Below is a block of records; return all of them exactly, but without the images.

====== DATA PROVIDED

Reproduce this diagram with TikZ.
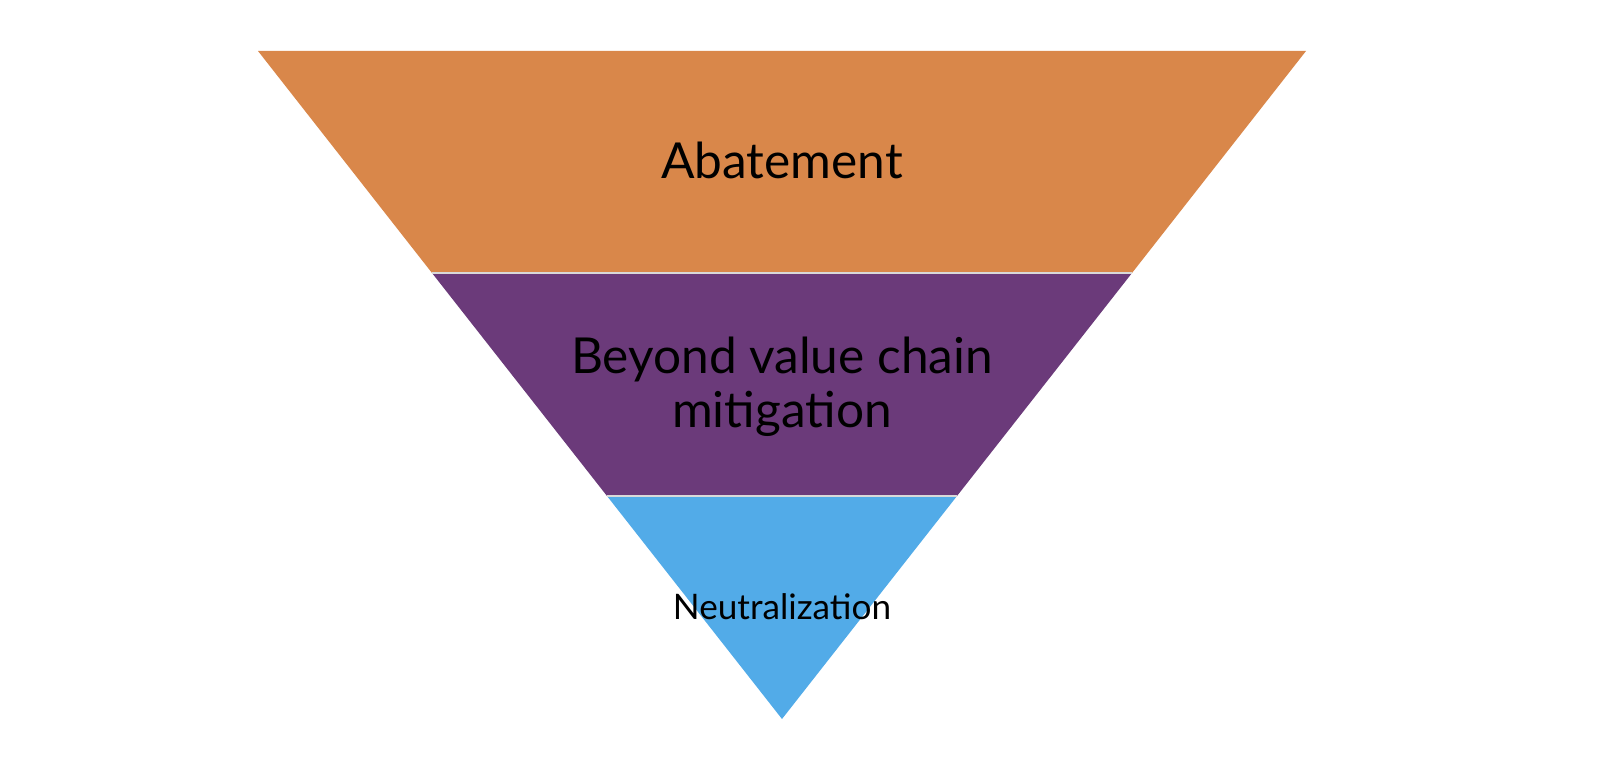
\documentclass[tikz,border=0pt]{standalone}
\usepackage{fontspec}
\setmainfont{Lato}
\definecolor{abateorange}{HTML}{D9874A}
\definecolor{beyondpurple}{HTML}{6B3A7A}
\definecolor{neutralblue}{HTML}{52ABE8}
\tikzset{
  band/.style={draw=white!85!black, line width=0.6pt},
  label/.style={text=black, align=center, font=\fontsize{14.1}{15.5}\selectfont}
}
\begin{document}
\begin{tikzpicture}[x=0.01cm, y=-0.01cm]
    \useasboundingbox (0,0) rectangle (1600,761);
    \coordinate (tl) at (258,51);
    \coordinate (tr) at (1306,51);
    \coordinate (ml) at (432,273);
    \coordinate (mr) at (1132,273);
    \coordinate (bl) at (607,496);
    \coordinate (br) at (957,496);
    \coordinate (apex) at (782,719);
    \fill[abateorange] (tl) -- (tr) -- (mr) -- (ml) -- cycle;
    \fill[beyondpurple] (ml) -- (mr) -- (br) -- (bl) -- cycle;
    \fill[neutralblue] (bl) -- (br) -- (apex) -- cycle;
    \draw[band] (ml) -- (mr);
    \draw[band] (bl) -- (br);
    \node[label] (abate) at (782,160) {Abatement};
    \node[label] (beyond) at (782,387) {Beyond value chain\\mitigation};
    \node[label, font=\fontsize{10}{12}\selectfont] (neutral) at (782,607) {Neutralization};
  \end{tikzpicture}
\end{document}
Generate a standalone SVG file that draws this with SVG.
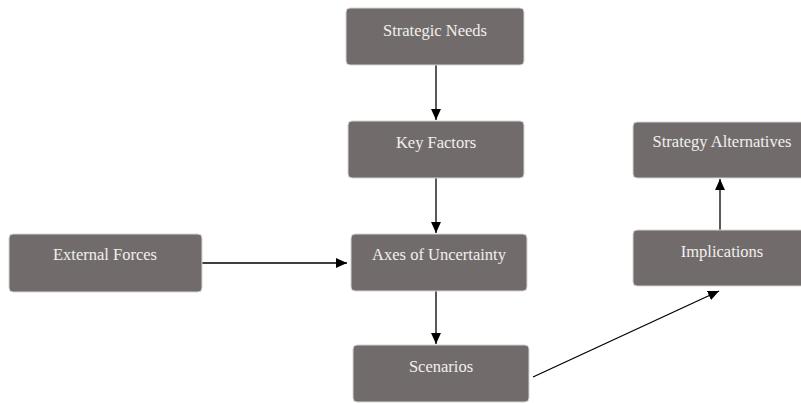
<svg xmlns="http://www.w3.org/2000/svg" width="801" height="403" viewBox="0 0 801 403">
<defs>
<style>
.box{fill:#716c6b;stroke:#d8d4d2;stroke-width:1}
.lbl{fill:#f2f0ee;font-family:"Liberation Serif",serif;font-size:16.5px;text-anchor:middle}
.edge{stroke:#000;stroke-width:1.3;fill:none;marker-end:url(#ah)}
</style>
<marker id="ah" viewBox="0 0 10 10" refX="10" refY="5" markerWidth="11" markerHeight="11" markerUnits="userSpaceOnUse" orient="auto">
<path d="M0,0.5 L10,5 L0,9.5 z" fill="#000"/>
</marker>
</defs>
<rect width="801" height="403" fill="#fff"/>
<g id="connectors">
<line class="edge" x1="436" y1="65" x2="436" y2="120"/>
<line class="edge" x1="436" y1="178" x2="436" y2="233"/>
<line class="edge" x1="202" y1="263" x2="347" y2="263"/>
<line class="edge" x1="436" y1="291" x2="436" y2="344"/>
<line class="edge" x1="533" y1="377" x2="719" y2="291"/>
<line class="edge" x1="720" y1="230" x2="720" y2="179"/>
</g>
<g id="strategic-needs"><rect class="box" x="346" y="8" width="178" height="57" rx="4"/><text class="lbl" x="435" y="36">Strategic Needs</text></g>
<g id="key-factors"><rect class="box" x="348" y="121" width="176" height="57" rx="4"/><text class="lbl" x="436" y="148">Key Factors</text></g>
<g id="axes-of-uncertainty"><rect class="box" x="351" y="234" width="176" height="57" rx="4"/><text class="lbl" x="439" y="260">Axes of Uncertainty</text></g>
<g id="external-forces"><rect class="box" x="9" y="234" width="193" height="58" rx="4"/><text class="lbl" x="105" y="260">External Forces</text></g>
<g id="scenarios"><rect class="box" x="353" y="345" width="176" height="57" rx="4"/><text class="lbl" x="441" y="372">Scenarios</text></g>
<g id="implications"><rect class="box" x="633" y="230" width="176" height="56" rx="4"/><text class="lbl" x="722" y="257">Implications</text></g>
<g id="strategy-alternatives"><rect class="box" x="633" y="122" width="176" height="56" rx="4"/><text class="lbl" x="722" y="147">Strategy Alternatives</text></g>
</svg>
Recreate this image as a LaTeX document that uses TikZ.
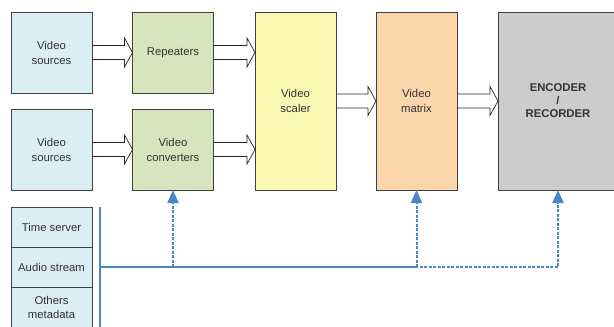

============

• FINAL ANSWER:
Reproduce this diagram with TikZ.
\documentclass[tikz,border=0pt]{standalone}
\usepackage{fontspec}
\setmainfont{Lato}
\definecolor{abateorange}{HTML}{D9874A}
\definecolor{beyondpurple}{HTML}{6B3A7A}
\definecolor{neutralblue}{HTML}{52ABE8}
\tikzset{
  band/.style={draw=white!85!black, line width=0.6pt},
  label/.style={text=black, align=center, font=\fontsize{14.1}{15.5}\selectfont}
}
\begin{document}
\begin{tikzpicture}[x=0.01cm, y=-0.01cm]
    \useasboundingbox (0,0) rectangle (1600,761);
    \coordinate (tl) at (258,51);
    \coordinate (tr) at (1306,51);
    \coordinate (ml) at (432,273);
    \coordinate (mr) at (1132,273);
    \coordinate (bl) at (607,496);
    \coordinate (br) at (957,496);
    \coordinate (apex) at (782,719);
    \fill[abateorange] (tl) -- (tr) -- (mr) -- (ml) -- cycle;
    \fill[beyondpurple] (ml) -- (mr) -- (br) -- (bl) -- cycle;
    \fill[neutralblue] (bl) -- (br) -- (apex) -- cycle;
    \draw[band] (ml) -- (mr);
    \draw[band] (bl) -- (br);
    \node[label] (abate) at (782,160) {Abatement};
    \node[label] (beyond) at (782,387) {Beyond value chain\\mitigation};
    \node[label, font=\fontsize{10}{12}\selectfont] (neutral) at (782,607) {Neutralization};
  \end{tikzpicture}
\end{document}
Generate a standalone SVG file that draws this with SVG.
<svg xmlns="http://www.w3.org/2000/svg" width="801" height="403" viewBox="0 0 801 403">
<defs>
<style>
.box{fill:#716c6b;stroke:#d8d4d2;stroke-width:1}
.lbl{fill:#f2f0ee;font-family:"Liberation Serif",serif;font-size:16.5px;text-anchor:middle}
.edge{stroke:#000;stroke-width:1.3;fill:none;marker-end:url(#ah)}
</style>
<marker id="ah" viewBox="0 0 10 10" refX="10" refY="5" markerWidth="11" markerHeight="11" markerUnits="userSpaceOnUse" orient="auto">
<path d="M0,0.5 L10,5 L0,9.5 z" fill="#000"/>
</marker>
</defs>
<rect width="801" height="403" fill="#fff"/>
<g id="connectors">
<line class="edge" x1="436" y1="65" x2="436" y2="120"/>
<line class="edge" x1="436" y1="178" x2="436" y2="233"/>
<line class="edge" x1="202" y1="263" x2="347" y2="263"/>
<line class="edge" x1="436" y1="291" x2="436" y2="344"/>
<line class="edge" x1="533" y1="377" x2="719" y2="291"/>
<line class="edge" x1="720" y1="230" x2="720" y2="179"/>
</g>
<g id="strategic-needs"><rect class="box" x="346" y="8" width="178" height="57" rx="4"/><text class="lbl" x="435" y="36">Strategic Needs</text></g>
<g id="key-factors"><rect class="box" x="348" y="121" width="176" height="57" rx="4"/><text class="lbl" x="436" y="148">Key Factors</text></g>
<g id="axes-of-uncertainty"><rect class="box" x="351" y="234" width="176" height="57" rx="4"/><text class="lbl" x="439" y="260">Axes of Uncertainty</text></g>
<g id="external-forces"><rect class="box" x="9" y="234" width="193" height="58" rx="4"/><text class="lbl" x="105" y="260">External Forces</text></g>
<g id="scenarios"><rect class="box" x="353" y="345" width="176" height="57" rx="4"/><text class="lbl" x="441" y="372">Scenarios</text></g>
<g id="implications"><rect class="box" x="633" y="230" width="176" height="56" rx="4"/><text class="lbl" x="722" y="257">Implications</text></g>
<g id="strategy-alternatives"><rect class="box" x="633" y="122" width="176" height="56" rx="4"/><text class="lbl" x="722" y="147">Strategy Alternatives</text></g>
</svg>
Recreate this image as a LaTeX document that uses TikZ.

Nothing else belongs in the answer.